Bronzes

From clay to bronze ...

When my sculptures are finished, they leave my cavern for other places, other large workshops where the work is undertaken in a team, the foundries. There the sculptures are molded. The wax is removed from the molds which are then touched up and coated. The molten bronze (a mix of copper and tin), is injected into the cylinders or shells according to the techniques. On the whole an atmosphere of fire and dust where strange helmeted Vulcans, armed with instruments of torture, preside over the birth of bears and elephants. Then comes the demolding, the most cursed task of all when the mold is broken and the raw cast is cleaned for hours with a pneumatic drill or a power hose. The chasing and finally the patina are the stages where I assume my role to the full. Entrusting your creations to others is delicate and I have to be present constantly.
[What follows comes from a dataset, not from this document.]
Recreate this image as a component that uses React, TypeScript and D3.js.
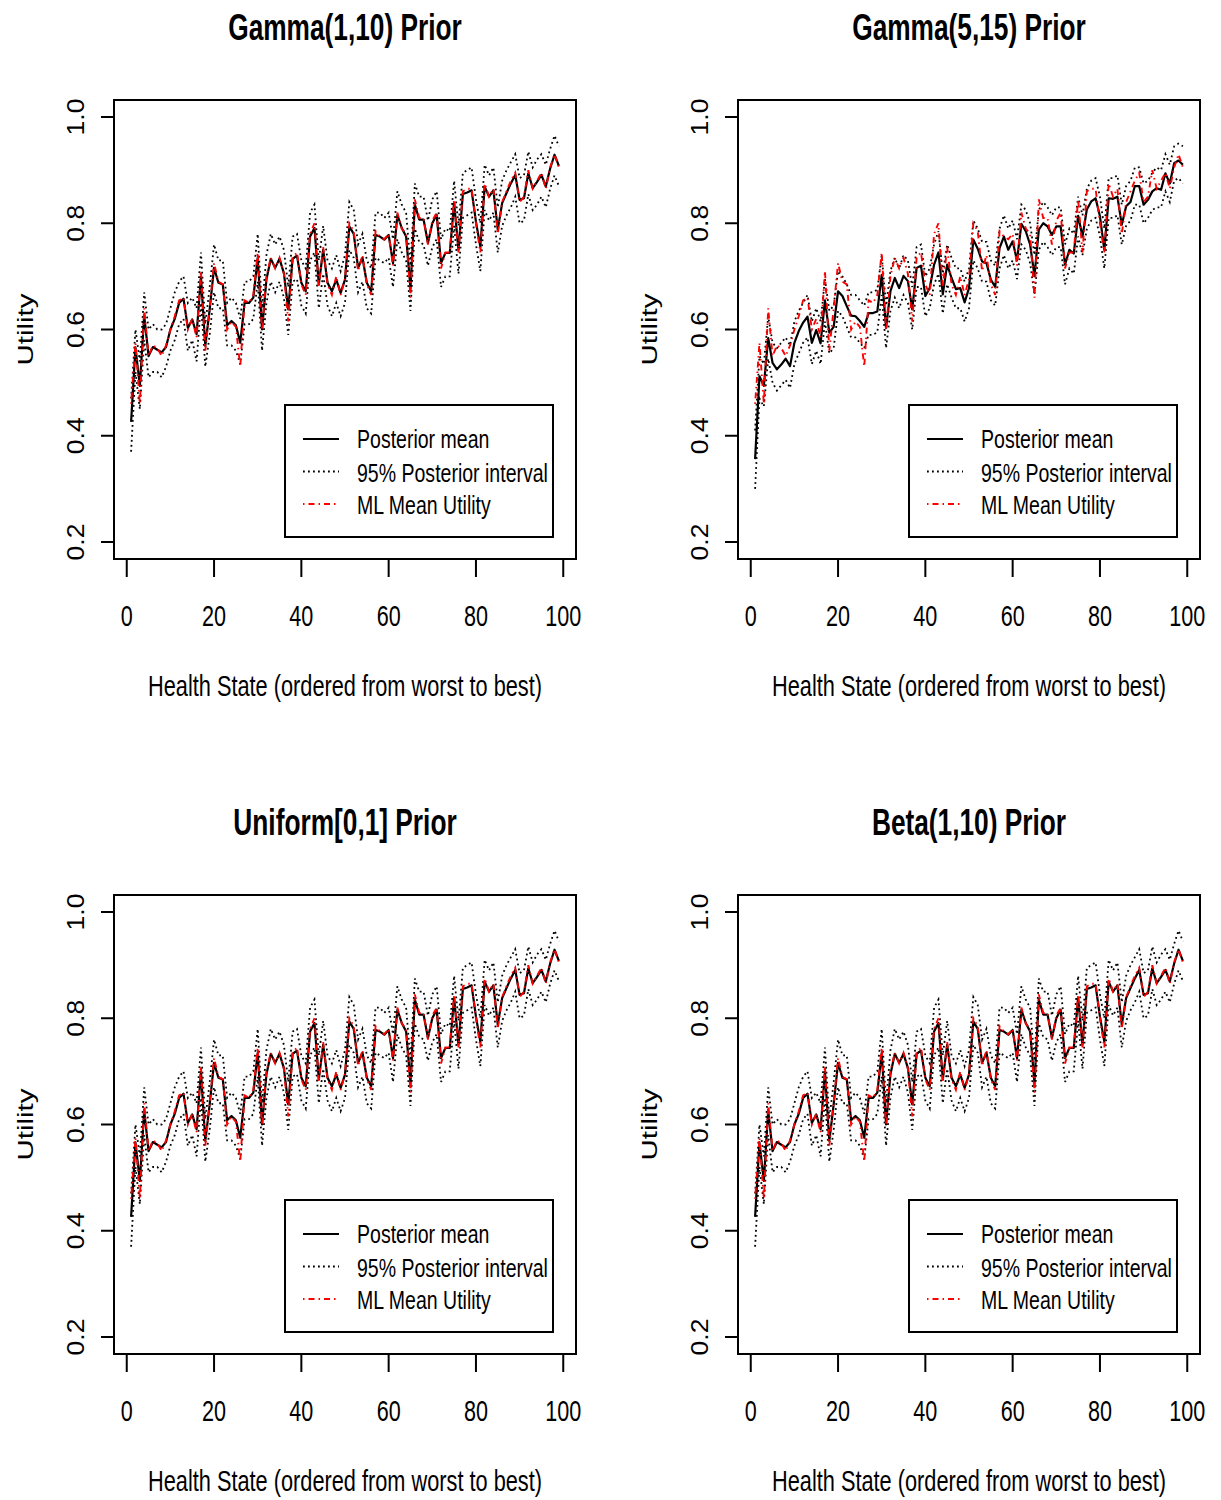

So, many hours, exchanges with the chasers and the patiners and verification are needed to arrive at the final
result.


Moreover, a very ancient technique : The Antikythera Ephebe, (the bronze statue of a youth which is in the National Archeological Museum in Athens) dates from the 4th century BC and the freighter which transported it from Greece to Rome sank around 90 BC. So even at that time there was a collector (or an art dealer)? who had the sculpture transported to decorate his villa. In the history of art there is inscription, as well as symbolism, such as the doe at the foot of the bronze bells of Notre Dame. Current legislation limits each edition to 12 copies (numbered from 1 to 8 and artist proofs from 1 to 4 in Roman numerals), marked with the stamp of the foundry and so contributes to making each copy a unique work. Quite often I am asked for pieces for special occasions, such as births or other important events, and I like to think that they will accompany the recipient his or her whole life. This allows my work to be permanent, in sharp contrast to our current throw-away society.